Actually the end result of this long and winding thread is that @agentrickard is saying is that the problem is with Drigg because the queries violate an undocumented requirement of db_rewrite_sql(). Namely that they shouldn't use 'SELECT *'. SELECT queries (on nodes at least) need to name the fields explicitly because of the way node authorisation works. So any patch would actually have to be to Drigg. I'll leave the issue of whether violating an undocumented requirement should be considered a bug for you to discus with the Drupal core people.

One of the problems (the one we had) that can occur is when the user in question has more than one permission (in the node_access table) allowing them to access the node. The joins added by db_rewrite_sql() hooks to allow/disallow access to the node cause the query to return a row for each positive permission the user has. In our case both permissions were from Domain Access but any number of access related modules be set to allow access.

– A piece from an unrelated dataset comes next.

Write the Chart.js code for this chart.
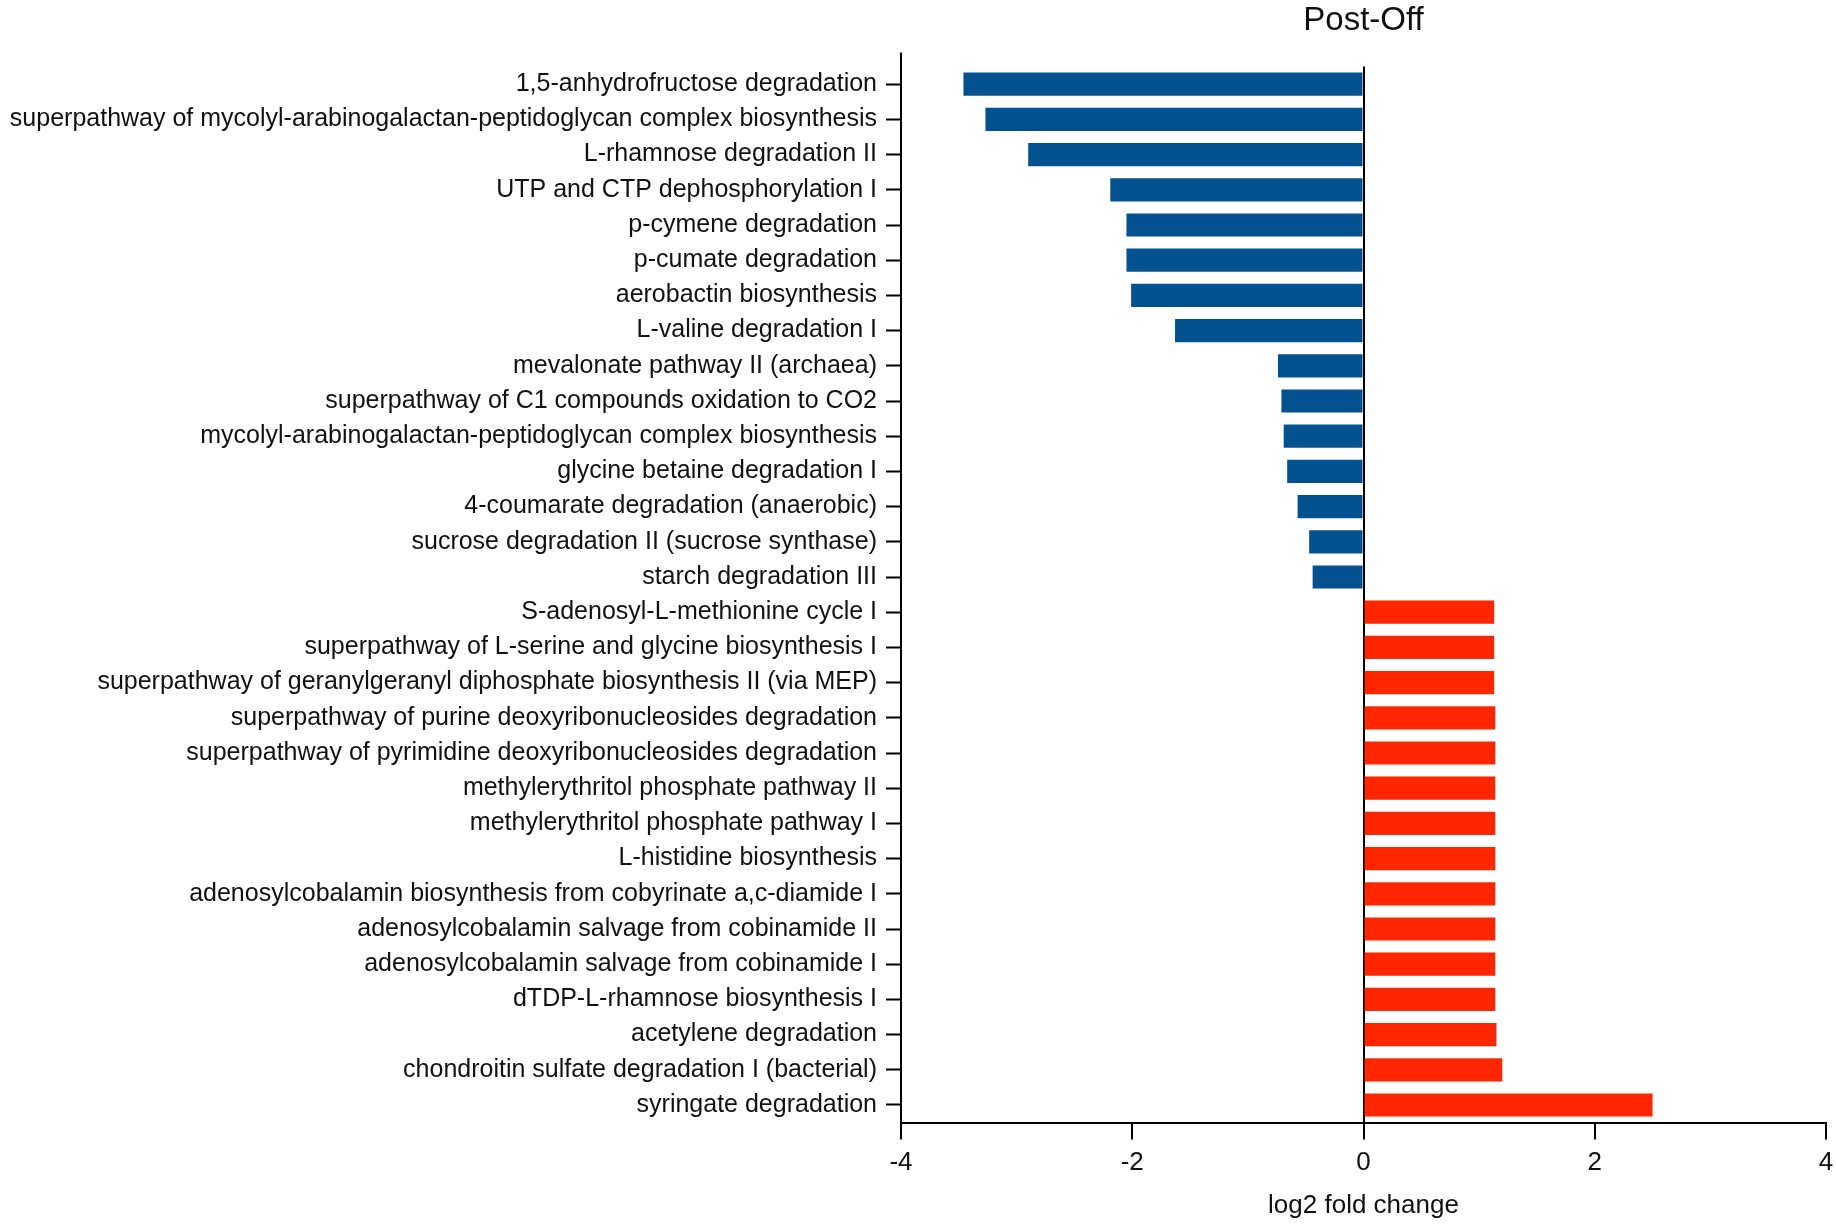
<!DOCTYPE html>
<html>
<head>
<meta charset="utf-8">
<script src="https://cdn.jsdelivr.net/npm/chart.js@4.4.0/dist/chart.umd.min.js"></script>
<style>
    html, body { margin: 0; padding: 0; background: #fff; }
    #wrap { width: 1836px; height: 1225px; }
</style>
</head>
<body>
<div id="wrap"><canvas id="foldChart"></canvas></div>
<script>
const pathways = [
    '1,5-anhydrofructose degradation',
    'superpathway of mycolyl-arabinogalactan-peptidoglycan complex biosynthesis',
    'L-rhamnose degradation II',
    'UTP and CTP dephosphorylation I',
    'p-cymene degradation',
    'p-cumate degradation',
    'aerobactin biosynthesis',
    'L-valine degradation I',
    'mevalonate pathway II (archaea)',
    'superpathway of C1 compounds oxidation to CO2',
    'mycolyl-arabinogalactan-peptidoglycan complex biosynthesis',
    'glycine betaine degradation I',
    '4-coumarate degradation (anaerobic)',
    'sucrose degradation II (sucrose synthase)',
    'starch degradation III',
    'S-adenosyl-L-methionine cycle I',
    'superpathway of L-serine and glycine biosynthesis I',
    'superpathway of geranylgeranyl diphosphate biosynthesis II (via MEP)',
    'superpathway of purine deoxyribonucleosides degradation',
    'superpathway of pyrimidine deoxyribonucleosides degradation',
    'methylerythritol phosphate pathway II',
    'methylerythritol phosphate pathway I',
    'L-histidine biosynthesis',
    'adenosylcobalamin biosynthesis from cobyrinate a,c-diamide I',
    'adenosylcobalamin salvage from cobinamide II',
    'adenosylcobalamin salvage from cobinamide I',
    'dTDP-L-rhamnose biosynthesis I',
    'acetylene degradation',
    'chondroitin sulfate degradation I (bacterial)',
    'syringate degradation'
];

const log2FoldChange = [
    -3.46, -3.27, -2.90, -2.19, -2.05, -2.05, -2.01, -1.63, -0.74, -0.71,
    -0.69, -0.66, -0.57, -0.47, -0.44,
    1.13, 1.13, 1.13, 1.14, 1.14, 1.14, 1.14, 1.14, 1.14, 1.14,
    1.14, 1.14, 1.15, 1.20, 2.50
];

const xTicks = [-4, -2, 0, 2, 4];

const downColor = '#03528f';
const upColor = '#ff2600';
const fontFamily = "'Liberation Sans', Arial, sans-serif";

// stretch the left axis line a little above the first bar, as in the figure
const axisExtend = {
    id: 'axisExtend',
    afterDraw(chart) {
        const ctx = chart.ctx;
        const area = chart.chartArea;
        ctx.save();
        ctx.strokeStyle = '#000';
        ctx.lineWidth = 2;
        ctx.beginPath();
        ctx.moveTo(area.left, area.top - 14);
        ctx.lineTo(area.left, area.top + 1);
        ctx.stroke();
        ctx.restore();
    }
};

const ctx = document.getElementById('foldChart').getContext('2d');
new Chart(ctx, {
    type: 'bar',
    data: {
        labels: pathways,
        datasets: [{
            data: log2FoldChange,
            backgroundColor: log2FoldChange.map(v => v < 0 ? downColor : upColor),
            borderWidth: 0,
            categoryPercentage: 1,
            barPercentage: 0.66
        }]
    },
    options: {
        indexAxis: 'y',
        responsive: true,
        maintainAspectRatio: false,
        animation: false,
        layout: {
            padding: { left: 0, right: 10, top: 0, bottom: 4 }
        },
        scales: {
            x: {
                min: -4,
                max: 4,
                afterBuildTicks: scale => {
                    scale.ticks = xTicks.map(v => ({ value: v }));
                },
                afterFit: scale => {
                    scale.paddingRight = 2;
                },
                border: { color: '#000', width: 2 },
                grid: {
                    color: c => c.tick && c.tick.value === 0 ? '#000' : 'rgba(0,0,0,0)',
                    lineWidth: 2,
                    tickColor: '#000',
                    tickLength: 17,
                    tickWidth: 2
                },
                ticks: {
                    color: '#111',
                    padding: 8,
                    font: { family: fontFamily, size: 26 }
                },
                title: {
                    display: true,
                    text: 'log2 fold change',
                    color: '#111',
                    padding: { top: 3, bottom: 0 },
                    font: { family: fontFamily, size: 26 }
                }
            },
            y: {
                border: { color: '#000', width: 2 },
                afterFit: scale => {
                    scale.width = 901;
                },
                grid: {
                    offset: false,
                    drawOnChartArea: false,
                    color: '#000',
                    tickLength: 15,
                    tickWidth: 2
                },
                ticks: {
                    color: '#111',
                    padding: 9,
                    autoSkip: false,
                    font: { family: fontFamily, size: 25 }
                }
            }
        },
        plugins: {
            legend: { display: false },
            tooltip: { enabled: false },
            title: {
                display: true,
                text: 'Post-Off',
                fullSize: false,
                color: '#111',
                padding: { top: 1, bottom: 26 },
                font: { family: fontFamily, size: 33, weight: 'normal' }
            }
        }
    },
    plugins: [axisExtend]
});
</script>
</body>
</html>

Anyway we 'solved' the problem by turning of one of the options by default so admins don't accidentally leave it on and made sure that normal users can't access this setting. I'll post this in the original Issue.

I'd love to have the time to produce a patch to Drigg for this. It looks like pretty simple work of just going through and replacing 'SELECT *' with whatever the required fields are. But unfortunately we are well behind in getting Drigg integrated and running on our site.

Cheers,
Daniel.

mercmobily’s picture

Hi,

No worries, I will deal with this.
SELECT * are bad anyway -- but I didn't know that till recently.

Will get this fixed -- but I will do it after the 5th of November, when I finally get the latest Drigg V6. At that point I will fix both versions.

THANK YOU for helping out on this. I don't think I would have managed to come on top of this.

Bye,

Merc.

agentrickard’s picture

I will try to submit a documentation patch over the weekend.

drupalina’s picture

subscribing

taqwa’s picture

ditto

drupalina’s picture

I don't want to report this as a new bug, because it seems like it could be well related:
I have a Drigg site with "Organic Groups" and "Organic Groups access configuration". When OG is enabled on it's own it doesn't conflict with Drigg, but when "OG access configuration is enabled", then to members of particular groups Drigg listings in Upcoming and Popular will display those teasers that were also cross-posted to one of the groups where that user is a member TWICE.

The new problem is with TAC_lite module. If you have it enabled then the teasers for nodes that were cross-posted to a group that end-user is a member of will display TREE TIMES!

In Views module there is an option which says "Don't display duplicate entries" to make sure that each teaser is displayed only once. Could it be the case that Drigg listings should just enter that kind of line in it's listings...

magpie5212’s picture

Does anyone know if there is a 6.* equivalent of this? I have this on symptom for anonymous users on my site.

Found it.

FrancoisL’s picture

Hey magpie5212,

can you explain how you resolved it I think I've the same problem.

Thanks

avpaderno’s picture

Status: Active » Closed (outdated)

I am closing this issue, as Drupal 5 is no longer supported.